- _Prompt_
Drop every picture, then transcribe the remaining data exactly.

### Supplied material

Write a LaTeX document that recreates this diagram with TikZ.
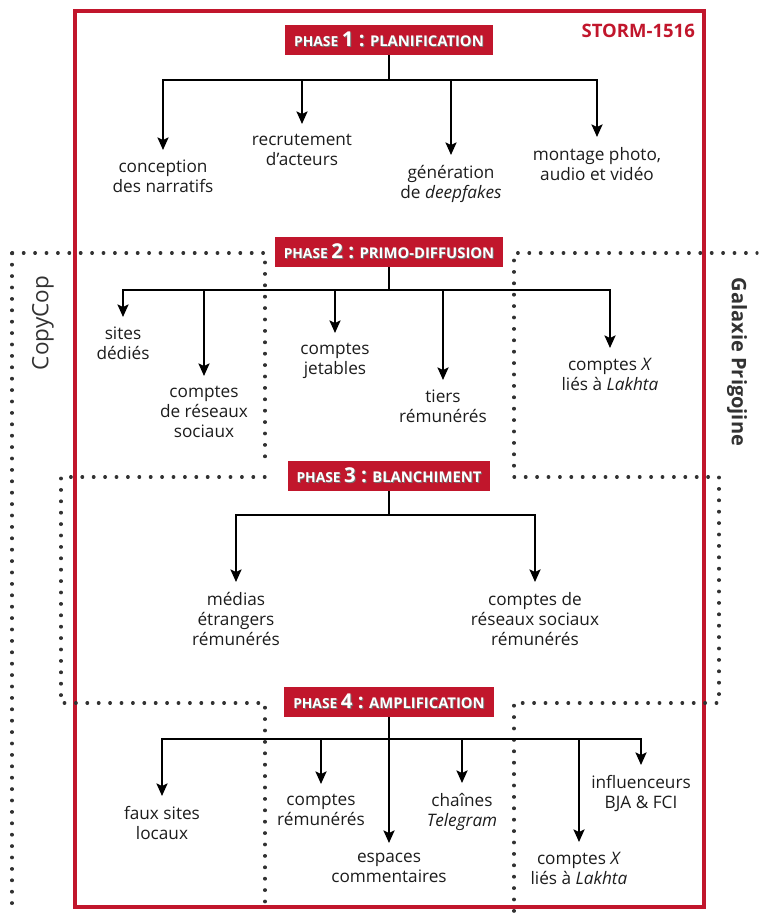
\documentclass[tikz,border=0pt]{standalone}
\usepackage{fontspec}
\setmainfont{Open Sans}
\usetikzlibrary{arrows.meta}
\definecolor{stormred}{RGB}{193,22,44}
\definecolor{inkgray}{RGB}{28,28,28}
\definecolor{dotgray}{RGB}{50,50,50}
\newcommand{\shadowed}[1]{\leavevmode\rlap{\kern0.9pt\raisebox{-0.9pt}{\color{black!55}#1}}#1}
\newcommand{\phasetitle}[2]{\shadowed{\fontsize{13.8}{14}\selectfont PHASE~\fontsize{20.5}{20}\selectfont #1~:~\fontsize{14.8}{16}\selectfont #2}}

\begin{document}
\begin{tikzpicture}[x=1pt, y=-1pt, font=\fontsize{17.2}{20}\selectfont,
  phase/.style={fill=stormred, text=white, font=\bfseries, minimum height=30pt, inner xsep=9pt, inner ysep=0pt},
  item/.style={align=center, anchor=north, inner xsep=0pt, inner ysep=10pt, text=inkgray},
  arr/.style={-{Stealth[length=12.5pt,width=11pt,inset=2.5pt]}, line width=2.2pt},
  zone/.style={dotgray, line width=3.2pt, line cap=round, dash pattern=on 0.6pt off 10.8pt}]
\useasboundingbox (0,0) rectangle (759,915);

% cadre STORM-1516
\draw[stormred, line width=4pt] (74.5,11.5) rectangle (703.5,907);
\node[text=stormred, font=\bfseries\fontsize{18.5}{20}\selectfont, anchor=east, inner sep=0pt] (storm) at (695,31) {STORM-1516};

% zones en pointilles
\draw[zone] (12,253) -- (12,912);
\draw[zone] (12,253) -- (265,253) -- (265,466);
\draw[zone] (514,466) -- (514,253) -- (757,253);
\draw[zone] (265,477) -- (61,477) -- (61,703) -- (265,703) -- (265,912);
\draw[zone] (514,477) -- (719,477) -- (719,703) -- (514,703) -- (514,912);
\node[rotate=90, text=dotgray, font=\fontsize{22.5}{24}\selectfont] (copy) at (43,323) {CopyCop};
\node[rotate=-90, text=dotgray, font=\bfseries\fontsize{20}{24}\selectfont] (galx) at (737,362) {Galaxie Prigojine};

% phase 1
\node[phase] (p1) at (389,40) {\phasetitle{1}{PLANIFICATION}};
\coordinate (b1) at (389,80);
\node[item] (conc) at (163,150) {conception\\des narratifs};
\node[item] (recr) at (302,124) {recrutement\\d’acteurs};
\node[item] (gene) at (451,155) {génération\\de \textit{deepfakes}};
\node[item] (mont) at (597,137) {montage photo,\\audio et vidéo};
\foreach \c in {conc,recr,gene,mont}
  \draw[arr] (p1.south) -- (b1) -| (\c.north);

% phase 2
\node[phase] (p2) at (389,252) {\phasetitle{2}{PRIMO-DIFFUSION}};
\coordinate (b2) at (389,290);
\node[item] (sites) at (123,317) {sites\\dédiés};
\node[item] (resx) at (204,376) {comptes\\de réseaux\\sociaux};
\node[item] (jeta) at (335,333) {comptes\\jetables};
\node[item] (tiers) at (443,380) {tiers\\rémunérés};
\node[item] (lakA) at (610,348) {comptes \textit{X}\\liés à \textit{Lakhta}};
\foreach \c in {sites,resx,jeta,tiers,lakA}
  \draw[arr] (p2.south) -- (b2) -| (\c.north);

% phase 3
\node[phase] (p3) at (389,476) {\phasetitle{3}{BLANCHIMENT}};
\coordinate (b3) at (389,515);
\node[item] (medi) at (236,582) {médias\\étrangers\\rémunérés};
\node[item] (resR) at (535,582) {comptes de\\réseaux sociaux\\rémunérés};
\foreach \c in {medi,resR}
  \draw[arr] (p3.south) -- (b3) -| (\c.north);

% phase 4
\node[phase] (p4) at (389,702) {\phasetitle{4}{AMPLIFICATION}};
\coordinate (b4) at (389,739);
\node[item] (faux) at (162,796) {faux sites\\locaux};
\node[item] (crem) at (321,784) {comptes\\rémunérés};
\node[item] (espa) at (389,843) {espaces\\commentaires};
\node[item] (tele) at (462,783) {chaînes\\\textit{Telegram}};
\node[item] (lakB) at (579,842) {comptes \textit{X}\\liés à \textit{Lakhta}};
\node[item] (infl) at (641,765) {influenceurs\\BJA \& FCI};
\foreach \c in {faux,crem,espa,tele,lakB,infl}
  \draw[arr] (p4.south) -- (b4) -| (\c.north);
\end{tikzpicture}
\end{document}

######

- _Right answer_
Write a LaTeX document that recreates this diagram with TikZ.
\documentclass[tikz,border=0pt]{standalone}
\usepackage{fontspec}
\setmainfont{Open Sans}
\usetikzlibrary{arrows.meta}
\definecolor{stormred}{RGB}{193,22,44}
\definecolor{inkgray}{RGB}{28,28,28}
\definecolor{dotgray}{RGB}{50,50,50}
\newcommand{\shadowed}[1]{\leavevmode\rlap{\kern0.9pt\raisebox{-0.9pt}{\color{black!55}#1}}#1}
\newcommand{\phasetitle}[2]{\shadowed{\fontsize{13.8}{14}\selectfont PHASE~\fontsize{20.5}{20}\selectfont #1~:~\fontsize{14.8}{16}\selectfont #2}}

\begin{document}
\begin{tikzpicture}[x=1pt, y=-1pt, font=\fontsize{17.2}{20}\selectfont,
  phase/.style={fill=stormred, text=white, font=\bfseries, minimum height=30pt, inner xsep=9pt, inner ysep=0pt},
  item/.style={align=center, anchor=north, inner xsep=0pt, inner ysep=10pt, text=inkgray},
  arr/.style={-{Stealth[length=12.5pt,width=11pt,inset=2.5pt]}, line width=2.2pt},
  zone/.style={dotgray, line width=3.2pt, line cap=round, dash pattern=on 0.6pt off 10.8pt}]
\useasboundingbox (0,0) rectangle (759,915);

% cadre STORM-1516
\draw[stormred, line width=4pt] (74.5,11.5) rectangle (703.5,907);
\node[text=stormred, font=\bfseries\fontsize{18.5}{20}\selectfont, anchor=east, inner sep=0pt] (storm) at (695,31) {STORM-1516};

% zones en pointilles
\draw[zone] (12,253) -- (12,912);
\draw[zone] (12,253) -- (265,253) -- (265,466);
\draw[zone] (514,466) -- (514,253) -- (757,253);
\draw[zone] (265,477) -- (61,477) -- (61,703) -- (265,703) -- (265,912);
\draw[zone] (514,477) -- (719,477) -- (719,703) -- (514,703) -- (514,912);
\node[rotate=90, text=dotgray, font=\fontsize{22.5}{24}\selectfont] (copy) at (43,323) {CopyCop};
\node[rotate=-90, text=dotgray, font=\bfseries\fontsize{20}{24}\selectfont] (galx) at (737,362) {Galaxie Prigojine};

% phase 1
\node[phase] (p1) at (389,40) {\phasetitle{1}{PLANIFICATION}};
\coordinate (b1) at (389,80);
\node[item] (conc) at (163,150) {conception\\des narratifs};
\node[item] (recr) at (302,124) {recrutement\\d’acteurs};
\node[item] (gene) at (451,155) {génération\\de \textit{deepfakes}};
\node[item] (mont) at (597,137) {montage photo,\\audio et vidéo};
\foreach \c in {conc,recr,gene,mont}
  \draw[arr] (p1.south) -- (b1) -| (\c.north);

% phase 2
\node[phase] (p2) at (389,252) {\phasetitle{2}{PRIMO-DIFFUSION}};
\coordinate (b2) at (389,290);
\node[item] (sites) at (123,317) {sites\\dédiés};
\node[item] (resx) at (204,376) {comptes\\de réseaux\\sociaux};
\node[item] (jeta) at (335,333) {comptes\\jetables};
\node[item] (tiers) at (443,380) {tiers\\rémunérés};
\node[item] (lakA) at (610,348) {comptes \textit{X}\\liés à \textit{Lakhta}};
\foreach \c in {sites,resx,jeta,tiers,lakA}
  \draw[arr] (p2.south) -- (b2) -| (\c.north);

% phase 3
\node[phase] (p3) at (389,476) {\phasetitle{3}{BLANCHIMENT}};
\coordinate (b3) at (389,515);
\node[item] (medi) at (236,582) {médias\\étrangers\\rémunérés};
\node[item] (resR) at (535,582) {comptes de\\réseaux sociaux\\rémunérés};
\foreach \c in {medi,resR}
  \draw[arr] (p3.south) -- (b3) -| (\c.north);

% phase 4
\node[phase] (p4) at (389,702) {\phasetitle{4}{AMPLIFICATION}};
\coordinate (b4) at (389,739);
\node[item] (faux) at (162,796) {faux sites\\locaux};
\node[item] (crem) at (321,784) {comptes\\rémunérés};
\node[item] (espa) at (389,843) {espaces\\commentaires};
\node[item] (tele) at (462,783) {chaînes\\\textit{Telegram}};
\node[item] (lakB) at (579,842) {comptes \textit{X}\\liés à \textit{Lakhta}};
\node[item] (infl) at (641,765) {influenceurs\\BJA \& FCI};
\foreach \c in {faux,crem,espa,tele,lakB,infl}
  \draw[arr] (p4.south) -- (b4) -| (\c.north);
\end{tikzpicture}
\end{document}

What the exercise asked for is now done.